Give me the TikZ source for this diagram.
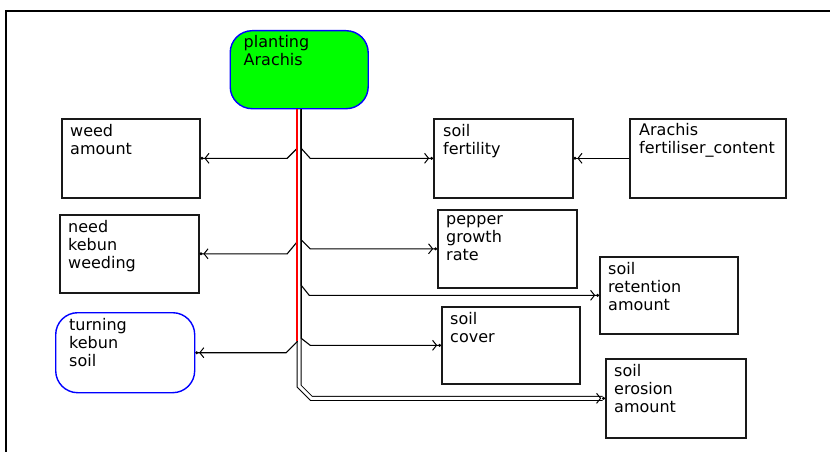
\documentclass[tikz,border=0pt]{standalone}
\usepackage{fontspec}
\setmainfont{DejaVu Sans}
\usetikzlibrary{arrows.meta}
\begin{document}
\begin{tikzpicture}[x=1pt,y=-1pt,
  box/.style={draw=black!90, line width=1.6pt, inner sep=0pt, anchor=north west},
  action/.style={box, draw=blue, line width=1.4pt, rounded corners=22pt},
  lbl/.style={font=\fontsize{16}{18}\selectfont, align=left, inner sep=0pt, anchor=north west,
    execute at begin node=\strut},
  tip/.style={-{Straight Barb[length=4pt,width=10pt,line width=1pt,sep=1pt] Circle[length=2.8pt]}},
  conn/.style={draw=black, line width=1.1pt, tip},
]
\useasboundingbox[fill=white] (0,0) rectangle (830,452);
% window frame
\draw[line width=2pt] (6,452) -- (6,11) -- (830,11);

% variables and actions
\node[action, fill={rgb,255:red,0;green,255;blue,0}, minimum width=138pt, minimum height=78pt] (plant) at (229.5,30) {};
\node[box, minimum width=138pt, minimum height=79pt] (weed) at (61,118) {};
\node[box, minimum width=139pt, minimum height=78pt] (need) at (59,214) {};
\node[action, minimum width=139pt, minimum height=80pt] (turn) at (55,312) {};
\node[box, minimum width=139pt, minimum height=79pt] (fert) at (433,118) {};
\node[box, minimum width=156pt, minimum height=79pt] (arach) at (629,118) {};
\node[box, minimum width=139pt, minimum height=78pt] (pepper) at (437,209) {};
\node[box, minimum width=138pt, minimum height=77pt] (retent) at (599,256) {};
\node[box, minimum width=138pt, minimum height=77pt] (cover) at (441,306) {};
\node[box, minimum width=140pt, minimum height=79pt] (erosion) at (605,358) {};

% labels: first baseline about 19pt below the top edge
\node[lbl] (plant-t) at ([shift={(14,5.4)}]plant.north west) {planting\\Arachis};
\node[lbl] (weed-t) at ([shift={(9,6.4)}]weed.north west) {weed\\amount};
\node[lbl] (need-t) at ([shift={(9,6.4)}]need.north west) {need\\kebun\\weeding};
\node[lbl] (turn-t) at ([shift={(14,6.4)}]turn.north west) {turning\\kebun\\soil};
\node[lbl] (fert-t) at ([shift={(10,6.4)}]fert.north west) {soil\\fertility};
\node[lbl] (arach-t) at ([shift={(10,5.4)}]arach.north west) {Arachis\\fertiliser\_content};
\node[lbl] (pepper-t) at ([shift={(9,6.4)}]pepper.north west) {pepper\\growth\\rate};
\node[lbl] (retent-t) at ([shift={(9,6.4)}]retent.north west) {soil\\retention\\amount};
\node[lbl] (cover-t) at ([shift={(9,6.4)}]cover.north west) {soil\\cover};
\node[lbl] (erosion-t) at ([shift={(9,6.4)}]erosion.north west) {soil\\erosion\\amount};

% trunk lanes under the action
\coordinate (tl) at ([xshift=-2pt]plant.south);
\coordinate (tr) at ([xshift=2pt]plant.south);

% flow into soil erosion (double line)
\draw[line width=1pt, double, double distance=3pt, tip]
  (plant.south) -- ([yshift=12pt]plant.south |- erosion.west)
  -- ([xshift=12pt]plant.south |- erosion.west) -- (erosion.west);

% influences from the action
\draw[conn] (tl) -- ([yshift=10pt]tl |- weed.east) -- ([xshift=-10pt]tl |- weed.east) -- (weed.east);
\draw[conn] (tr) -- ([yshift=10pt]tr |- fert.west) -- ([xshift=9pt]tr |- fert.west) -- (fert.west);
\draw[conn] (tl) -- ([yshift=12pt]tl |- need.east) -- ([xshift=-10pt]tl |- need.east) -- (need.east);
\draw[conn] (tr) -- ([yshift=9pt]tr |- pepper.west) -- ([xshift=9pt]tr |- pepper.west) -- (pepper.west);
\draw[conn] (tr) -- ([yshift=10pt]tr |- retent.west) -- ([xshift=8pt]tr |- retent.west) -- (retent.west);
\draw[conn] (tl) -- ([yshift=11pt]tl |- turn.east) -- ([xshift=-11pt]tl |- turn.east) -- (turn.east);
\draw[conn] (tr) -- ([yshift=7pt]tr |- cover.west) -- ([xshift=9pt]tr |- cover.west) -- (cover.west);
% selected influence highlighted
\draw[draw={rgb,255:red,255;green,0;blue,0}, line width=1.5pt] (tl) -- ([yshift=12pt]tl |- turn.east);

% fertiliser content into soil fertility
\draw[conn] (arach.west |- fert.east) -- (fert.east);
\end{tikzpicture}
\end{document}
_____
### The problem
Reproduce the listing word for word and omit its pictures.

### Result of the task
Give me the TikZ source for this diagram.
\documentclass[tikz,border=0pt]{standalone}
\usepackage{fontspec}
\setmainfont{DejaVu Sans}
\usetikzlibrary{arrows.meta}
\begin{document}
\begin{tikzpicture}[x=1pt,y=-1pt,
  box/.style={draw=black!90, line width=1.6pt, inner sep=0pt, anchor=north west},
  action/.style={box, draw=blue, line width=1.4pt, rounded corners=22pt},
  lbl/.style={font=\fontsize{16}{18}\selectfont, align=left, inner sep=0pt, anchor=north west,
    execute at begin node=\strut},
  tip/.style={-{Straight Barb[length=4pt,width=10pt,line width=1pt,sep=1pt] Circle[length=2.8pt]}},
  conn/.style={draw=black, line width=1.1pt, tip},
]
\useasboundingbox[fill=white] (0,0) rectangle (830,452);
% window frame
\draw[line width=2pt] (6,452) -- (6,11) -- (830,11);

% variables and actions
\node[action, fill={rgb,255:red,0;green,255;blue,0}, minimum width=138pt, minimum height=78pt] (plant) at (229.5,30) {};
\node[box, minimum width=138pt, minimum height=79pt] (weed) at (61,118) {};
\node[box, minimum width=139pt, minimum height=78pt] (need) at (59,214) {};
\node[action, minimum width=139pt, minimum height=80pt] (turn) at (55,312) {};
\node[box, minimum width=139pt, minimum height=79pt] (fert) at (433,118) {};
\node[box, minimum width=156pt, minimum height=79pt] (arach) at (629,118) {};
\node[box, minimum width=139pt, minimum height=78pt] (pepper) at (437,209) {};
\node[box, minimum width=138pt, minimum height=77pt] (retent) at (599,256) {};
\node[box, minimum width=138pt, minimum height=77pt] (cover) at (441,306) {};
\node[box, minimum width=140pt, minimum height=79pt] (erosion) at (605,358) {};

% labels: first baseline about 19pt below the top edge
\node[lbl] (plant-t) at ([shift={(14,5.4)}]plant.north west) {planting\\Arachis};
\node[lbl] (weed-t) at ([shift={(9,6.4)}]weed.north west) {weed\\amount};
\node[lbl] (need-t) at ([shift={(9,6.4)}]need.north west) {need\\kebun\\weeding};
\node[lbl] (turn-t) at ([shift={(14,6.4)}]turn.north west) {turning\\kebun\\soil};
\node[lbl] (fert-t) at ([shift={(10,6.4)}]fert.north west) {soil\\fertility};
\node[lbl] (arach-t) at ([shift={(10,5.4)}]arach.north west) {Arachis\\fertiliser\_content};
\node[lbl] (pepper-t) at ([shift={(9,6.4)}]pepper.north west) {pepper\\growth\\rate};
\node[lbl] (retent-t) at ([shift={(9,6.4)}]retent.north west) {soil\\retention\\amount};
\node[lbl] (cover-t) at ([shift={(9,6.4)}]cover.north west) {soil\\cover};
\node[lbl] (erosion-t) at ([shift={(9,6.4)}]erosion.north west) {soil\\erosion\\amount};

% trunk lanes under the action
\coordinate (tl) at ([xshift=-2pt]plant.south);
\coordinate (tr) at ([xshift=2pt]plant.south);

% flow into soil erosion (double line)
\draw[line width=1pt, double, double distance=3pt, tip]
  (plant.south) -- ([yshift=12pt]plant.south |- erosion.west)
  -- ([xshift=12pt]plant.south |- erosion.west) -- (erosion.west);

% influences from the action
\draw[conn] (tl) -- ([yshift=10pt]tl |- weed.east) -- ([xshift=-10pt]tl |- weed.east) -- (weed.east);
\draw[conn] (tr) -- ([yshift=10pt]tr |- fert.west) -- ([xshift=9pt]tr |- fert.west) -- (fert.west);
\draw[conn] (tl) -- ([yshift=12pt]tl |- need.east) -- ([xshift=-10pt]tl |- need.east) -- (need.east);
\draw[conn] (tr) -- ([yshift=9pt]tr |- pepper.west) -- ([xshift=9pt]tr |- pepper.west) -- (pepper.west);
\draw[conn] (tr) -- ([yshift=10pt]tr |- retent.west) -- ([xshift=8pt]tr |- retent.west) -- (retent.west);
\draw[conn] (tl) -- ([yshift=11pt]tl |- turn.east) -- ([xshift=-11pt]tl |- turn.east) -- (turn.east);
\draw[conn] (tr) -- ([yshift=7pt]tr |- cover.west) -- ([xshift=9pt]tr |- cover.west) -- (cover.west);
% selected influence highlighted
\draw[draw={rgb,255:red,255;green,0;blue,0}, line width=1.5pt] (tl) -- ([yshift=12pt]tl |- turn.east);

% fertiliser content into soil fertility
\draw[conn] (arach.west |- fert.east) -- (fert.east);
\end{tikzpicture}
\end{document}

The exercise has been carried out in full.